O representante da Cáritas Diocesana, Alecson Jardim, apresentou programas realizados em parceria com a Articulação do Semiárido (ASA) para melhorar a convivência com o clima. São atendidas comunidades tradicionais e agricultores em situação de pobreza, especialmente moradores de assentamento da reforma agrária.
Especialistas relatam danos ambientais, sociais e agrícolas das mudanças no clima
Na parte da tarde, especialistas falaram dos impactos negativos da crise climática para o Jequitinhonha.
A professora Larissa Bianca de Souza Quaresma, integrante do Grupo de Estudos dos Povos Indígenas de Minas Gerais, afirmou que as variações do clima reduzem a disponibilidade de recursos naturais, comprometem sua qualidade, trazem prejuízos à produção agrícola e ainda geram uma infinidade de danos sociais, um deles a migração de pessoas fugindo da seca e das adversidades.

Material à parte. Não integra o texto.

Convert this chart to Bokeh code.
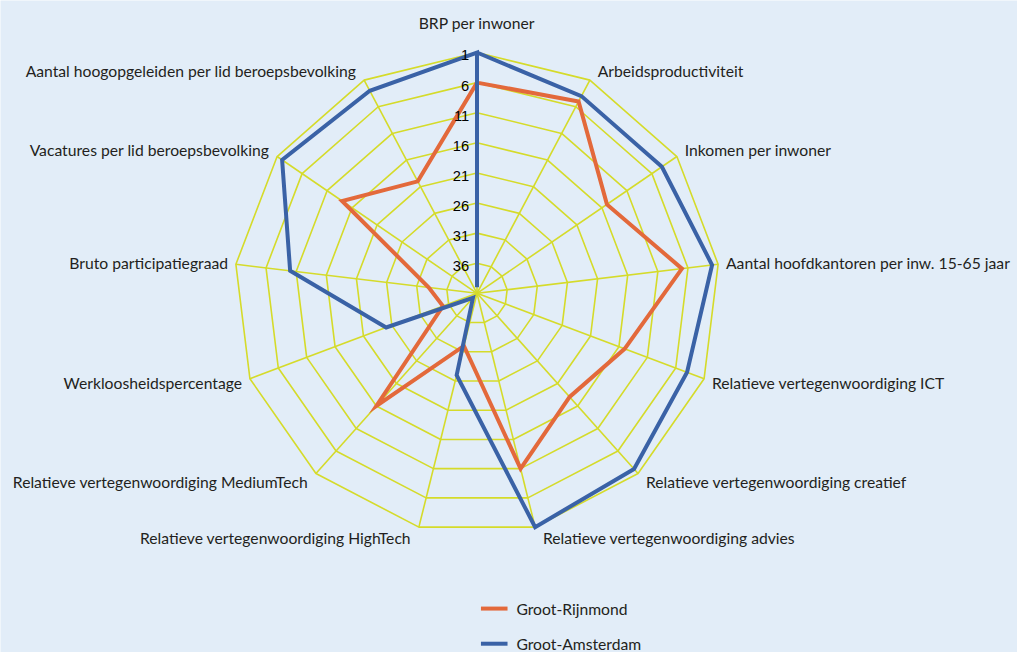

Professor do Instituto Federal de Educação, Ciência e Tecnologia do Norte de Minas, Vico Mendes fez um relato sobre a redução da vazão do Rio Araçuaí ao longo dos anos, impactada principalmente pela supressão da vegetação nativa do cerrado e pela introdução da monocultura do eucalipto na região. Ele denunciou que metade das áreas de chapadas do Jequitinhonha foram transformadas em áreas do monocultivo dessa árvore, provocando o fim de nascentes.
Segundo o professor de Manejo de Solos e Agroecologia da Universidade Federal dos Vales do Jequitinhonha e Mucuri, Claudenir Fávero, a agricultura predatória contribui com 27% do aumento da temperatura.
Um dos empreendimentos que já causaram muitos danos ao Jequitinhonha, segundo o professor, é a Usina Hidrelétrica de Irapé. Além de expulsar ribeirinhos, ela oferece água com alto teor de acidez e metais pesados, com risco à saúde de pessoas e animais. Ele prevê que a acidez pode provocar corrosão da rocha onde está a usina e seu rompimento.